Falafel. A dish I will never ever be sick of. It’s simple to throw together, budget-friendly, and insanely delicious. Everytime. It’s up there with pasta, buddha bowls, and enchiladas as our “go-to” weekday dinners. We always have a can of chickpeas, flour, tahini, and some type of herb (I’m starting to grow my own now- stay tuned!), and really the rest is optional. Adding in spices, playing with textures and oils, it’s all part of the joy in cooking. And they never take more than 20 minutes, which is just perfect for me.
I have a soft spot for falafel thanks to my family. My Papa (grandfather) is from Baghdad, so as you can imagine, I’ve grown up with a rich culinary experience. I was eating grapeleaves and kibbeh at the age of 5, and learning to make it by the age of 10. Pistachios and dates served as our appetizers and baklava was dessert at my grandparents house. Admittedly, falafel, or even hummus were not part of that history.
When I started eating a more vegetarian-laden diet, I mentioned my love of falafel to my Papa and next thing I knew he brought me a to-go container full of 15 of them. Hearty, warm, soft pillowy falafel. Hands down the best I’d ever had. He had a friend (of course), and from then on, he has a container of falafel just for me whenever we get together. It’s absolutely the best.
These falafel were made to be very simple. The simplest. So anyone can and will make them. I’ve noticed lately how complicated recipes are becoming, mine included, and I want to simplify that as best I can. Because when I first began cooking, long ingredient lists and complex cooking methods would have had me running for the hills.
So this recipe gets back to basics. Less than 10 ingredients, and only a food processor + a baking sheet are required. All of the items are ones you have in the pantry, or can easily find at the market. I enjoy these falafel best wrapped up in a large green leaf (collard, chard, etc.) with hummus, chopped tomatoes, and cucumber.
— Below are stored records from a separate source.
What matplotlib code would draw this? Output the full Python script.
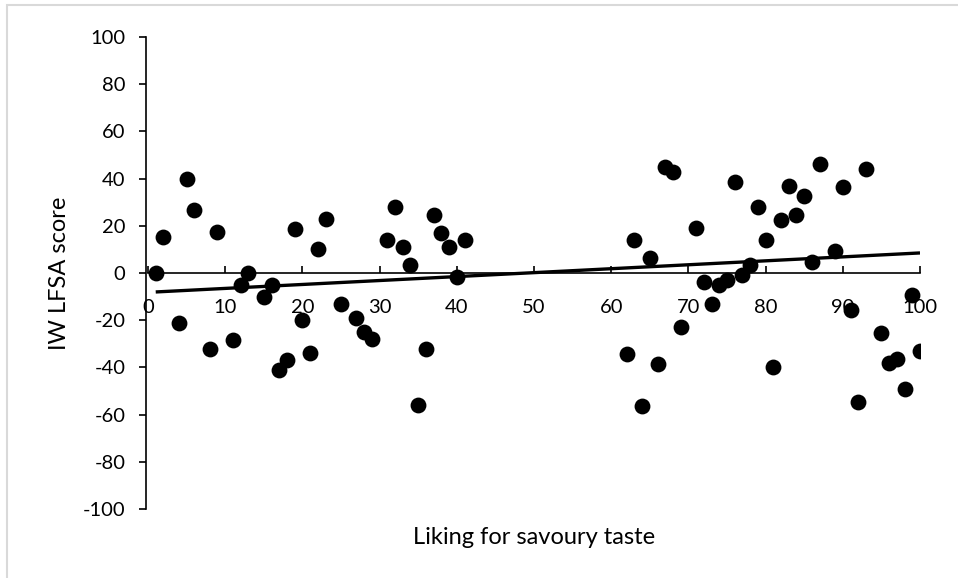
import matplotlib
matplotlib.use("Agg")
import matplotlib.pyplot as plt
from matplotlib.patches import Rectangle
import numpy as np

plt.rcParams['font.family'] = ['Lato', 'DejaVu Sans']
plt.rcParams['axes.unicode_minus'] = False

liking = [1, 2, 4, 5, 6, 8, 9, 11, 12, 13, 15, 16, 17, 18, 19, 20, 21, 22, 23, 25,
          27, 28, 29, 31, 32, 33, 34, 35, 36, 37, 38, 39, 40, 41,
          62, 63, 64, 65, 66, 67, 68, 69, 71, 72, 73, 74, 75, 76, 77, 78, 79, 80,
          81, 82, 83, 84, 85, 86, 87, 89, 90, 91, 92, 93, 95, 96, 97, 98, 99, 100]
lfsa = [0, 15.3, -21, 40, 26.5, -32, 17.5, -28.5, -5, 0, -10, -5, -41, -37, 18.5, -20, -34, 10, 23, -13,
        -19, -25, -28, 14, 28, 11, 3.5, -56, -32, 24.5, 17, 11, -1.5, 14,
        -34.5, 14, -56.5, 6.5, -38.5, 45, 43, -23, 19, -4, -13, -5, -3, 38.5, -1, 3.5, 28, 14,
        -40, 22.5, 37, 24.5, 32.5, 4.5, 46, 9.5, 36.5, -15.5, -54.5, 44, -25.5, -38, -36.5, -49, -9.5, -33]

# linear trendline as drawn in the original chart
trend_intercept = -8.2
trend_slope = 0.167
trend_x_range = [1, 100]

x_ticks = list(range(0, 101, 10))
y_ticks = list(range(-100, 101, 20))

fig = plt.figure(figsize=(9.58, 5.78), dpi=100)
fig.patches.append(Rectangle((7/958, -0.1), 1.2, 1 - 5/578 + 0.1, transform=fig.transFigure,
                             fill=False, edgecolor='#d9d9d9', linewidth=1.5, zorder=0))
ax = fig.add_axes([148/958, 1 - 509/578, 772/958, 472/578])

ax.scatter(liking, lfsa, s=130, color='black', zorder=3, linewidths=0)

xl = np.array(trend_x_range, dtype=float)
ax.plot(xl, trend_slope * xl + trend_intercept, color='black', linewidth=2.4, zorder=4,
        solid_capstyle='butt')

ax.set_xlim(0, 100)
ax.set_ylim(-100, 100)
ax.set_xticks(x_ticks)
ax.set_yticks(y_ticks)

for s in ['top', 'right']:
    ax.spines[s].set_visible(False)
ax.spines['bottom'].set_position(('data', 0))
ax.spines['bottom'].set_linewidth(1.2)
ax.spines['left'].set_linewidth(1.2)
ax.spines['left'].set_position(('data', -0.2))

ax.tick_params(axis='y', direction='out', length=5, width=1.2, labelsize=14.5, pad=10)
ax.tick_params(axis='x', direction='in', length=5, width=1.2, labelsize=14.5, pad=19)

ax.set_ylabel('IW LFSA score', fontsize=17, va='center', ha='center')
ax.yaxis.set_label_coords(-0.114, 0.5)
ax.set_xlabel('Liking for savoury taste', fontsize=17, va='center', ha='center')
ax.xaxis.set_label_coords(0.5, -0.061)

fig.savefig('out.png', dpi=100)
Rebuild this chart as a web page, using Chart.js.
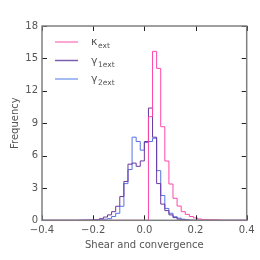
<!DOCTYPE html>
<html>
<head>
<meta charset="utf-8">
<script src="https://cdn.jsdelivr.net/npm/chart.js@4"></script>
<style>
html, body { margin: 0; padding: 0; background: #fff; }
#wrap { width: 260px; height: 260px; }
</style>
</head>
<body>
<div id="wrap"><canvas id="histChart"></canvas></div>
<script>
// histogram bins: 50 bins from -0.4 to 0.4
const binStart = -0.4;
const binWidth = 0.016;

const kappaExt = [
  0, 0, 0, 0, 0, 0, 0, 0, 0, 0,
  0, 0, 0, 0, 0, 0, 0, 0, 0, 0,
  0, 0, 0, 0, 0, 0, 9.6, 15.65, 14.07, 8.67,
  5.49, 3.36, 2.04, 1.32, 0.8, 0.55, 0.35, 0.22, 0.12, 0.06,
  0.06, 0.05, 0.04, 0.02, 0, 0, 0, 0, 0, 0
];
const gamma1Ext = [
  0, 0, 0, 0, 0, 0, 0, 0, 0, 0.01,
  0.02, 0.02, 0.03, 0.05, 0.15, 0.3, 0.5, 0.8, 1.3, 2.2,
  3.6, 5.2, 5.3, 5.0, 5.5, 7.3, 10.4, 7.7, 3.4, 1.5,
  0.9, 0.5, 0.25, 0.1, 0.05, 0.02, 0, 0, 0, 0,
  0, 0, 0, 0, 0, 0, 0, 0, 0, 0
];
const gamma2Ext = [
  0, 0, 0, 0, 0, 0, 0, 0, 0, 0,
  0, 0.01, 0.02, 0.03, 0.05, 0.1, 0.15, 0.35, 0.65, 1.3,
  3.4, 4.7, 7.7, 7.3, 6.5, 7.2, 7.3, 7.6, 4.6, 2.3,
  1.1, 0.65, 0.33, 0.2, 0.1, 0.05, 0.02, 0, 0, 0,
  0, 0, 0, 0, 0, 0, 0, 0, 0, 0
];

const xTicks = [-0.4, -0.2, 0.0, 0.2, 0.4];
const yTicks = [0, 3, 6, 9, 12, 15, 18];

const pink = 'rgb(255,70,170)';
const purple = 'rgb(105,55,160)';
const blue = 'rgb(85,115,230)';

// outline like a step histogram: up at first edge, down at last edge
function stepPoints(values) {
  const pts = [{x: binStart, y: 0}];
  values.forEach((v, i) => pts.push({x: binStart + i * binWidth, y: v}));
  const end = binStart + values.length * binWidth;
  pts.push({x: end, y: values[values.length - 1]});
  pts.push({x: end, y: 0});
  return pts;
}

const legendItems = [
  {sym: 'κ', sub: 'ext', color: 'rgb(255,135,200)'},
  {sym: 'γ', sub: '1ext', color: 'rgb(125,95,175)'},
  {sym: 'γ', sub: '2ext', color: 'rgb(135,165,240)'}
];

const frame = {
  id: 'frame',
  afterDraw(chart) {
    const {ctx, chartArea: a, scales} = chart;
    ctx.save();
    ctx.strokeStyle = '#222';
    ctx.lineWidth = 1;
    const len = 5;
    scales.x.ticks.forEach(t => {
      const px = Math.round(scales.x.getPixelForValue(t.value)) + 0.5;
      ctx.beginPath();
      ctx.moveTo(px, a.bottom); ctx.lineTo(px, a.bottom - len);
      ctx.moveTo(px, a.top); ctx.lineTo(px, a.top + len);
      ctx.stroke();
    });
    scales.y.ticks.forEach(t => {
      const py = Math.round(scales.y.getPixelForValue(t.value)) + 0.5;
      ctx.beginPath();
      ctx.moveTo(a.left, py); ctx.lineTo(a.left + len, py);
      ctx.moveTo(a.right, py); ctx.lineTo(a.right - len, py);
      ctx.stroke();
    });
    ctx.strokeStyle = '#808080';
    ctx.lineWidth = 1.5;
    ctx.strokeRect(a.left, a.top, a.right - a.left, a.bottom - a.top);

    // legend with subscripts
    legendItems.forEach((item, i) => {
      const y = 42 + i * 18.5;
      ctx.strokeStyle = item.color;
      ctx.lineWidth = 1.5;
      ctx.beginPath();
      ctx.moveTo(55, y); ctx.lineTo(78, y);
      ctx.stroke();
      ctx.fillStyle = '#555';
      ctx.textBaseline = 'alphabetic';
      ctx.font = '11px "DejaVu Sans"';
      ctx.fillText(item.sym, 91, y + 3);
      const w = ctx.measureText(item.sym).width;
      ctx.font = '7.5px "DejaVu Sans"';
      ctx.fillText(item.sub, 91 + w + 0.5, y + 6);
    });
    ctx.restore();
  }
};

const histChart = document.getElementById('histChart');
new Chart(histChart, {
  type: 'line',
  data: {
    datasets: [
      {label: 'kappa_ext', data: stepPoints(kappaExt), borderColor: pink},
      {label: 'gamma1_ext', data: stepPoints(gamma1Ext), borderColor: purple},
      {label: 'gamma2_ext', data: stepPoints(gamma2Ext), borderColor: blue}
    ]
  },
  options: {
    responsive: true,
    maintainAspectRatio: false,
    animation: false,
    layout: {padding: {left: 0, right: 13.3, top: 26, bottom: 0}},
    elements: {
      line: {borderWidth: 1, stepped: 'before', tension: 0, fill: false},
      point: {radius: 0, hoverRadius: 0}
    },
    plugins: {
      legend: {display: false},
      tooltip: {enabled: false}
    },
    scales: {
      x: {
        type: 'linear',
        min: -0.4,
        max: 0.4,
        afterFit: s => { s.height = 39.7; },
        afterBuildTicks: s => { s.ticks = xTicks.map(v => ({value: v})); },
        grid: {display: false, drawTicks: false},
        border: {display: false},
        ticks: {
          padding: 4,
          color: '#555',
          font: {family: 'DejaVu Sans', size: 10},
          maxRotation: 0,
          callback: v => {
            const n = Math.abs(v) < 1e-9 ? 0 : v;
            return (n < 0 ? '\u2212' : '') + Math.abs(n).toFixed(1);
          }
        },
        title: {
          display: true,
          text: 'Shear and convergence',
          color: '#555',
          font: {family: 'DejaVu Sans', size: 10},
          padding: {top: 0, bottom: 9}
        }
      },
      y: {
        min: 0,
        max: 18,
        afterFit: s => { s.width = 42; },
        afterBuildTicks: s => { s.ticks = yTicks.map(v => ({value: v})); },
        grid: {display: false, drawTicks: false},
        border: {display: false},
        ticks: {
          padding: 4,
          color: '#555',
          font: {family: 'DejaVu Sans', size: 10}
        },
        title: {
          display: true,
          text: 'Frequency',
          color: '#555',
          font: {family: 'DejaVu Sans', size: 10},
          padding: {top: 9, bottom: 0}
        }
      }
    }
  },
  plugins: [frame]
});
</script>
</body>
</html>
They’re also lovely stuffed in a pita, or on top of a bowl of grains, and greens. Maybe drizzled with a bit of tahini sauce. Enjoy! xx Karlie
- 1 15 oz can chickpeas, drained and rinsed
- 3 Tbsp tahini
- 1 cup cilantro (or parsley, mint, or a combination)
- 2 Tbsp flour (I used brown rice flour)
- 2 cloves garlic, minced
- ½ yellow onion, chopped
- 1 tsp turmeric powder
- ½ tsp cumin powder
- ½ lemon, squeezed
- ¼ tsp baking soda
- Salt, to taste
- Pre-heat oven to 400F.
- Add all ingredients to food processor and pulse until combined. Do not over-process or you will make hummus.
- Roll into ~10 balls and place onto a large baking sheet lined with a Silpat or parchment paper.
- Bake for 40 minutes until golden brown and no longer wet.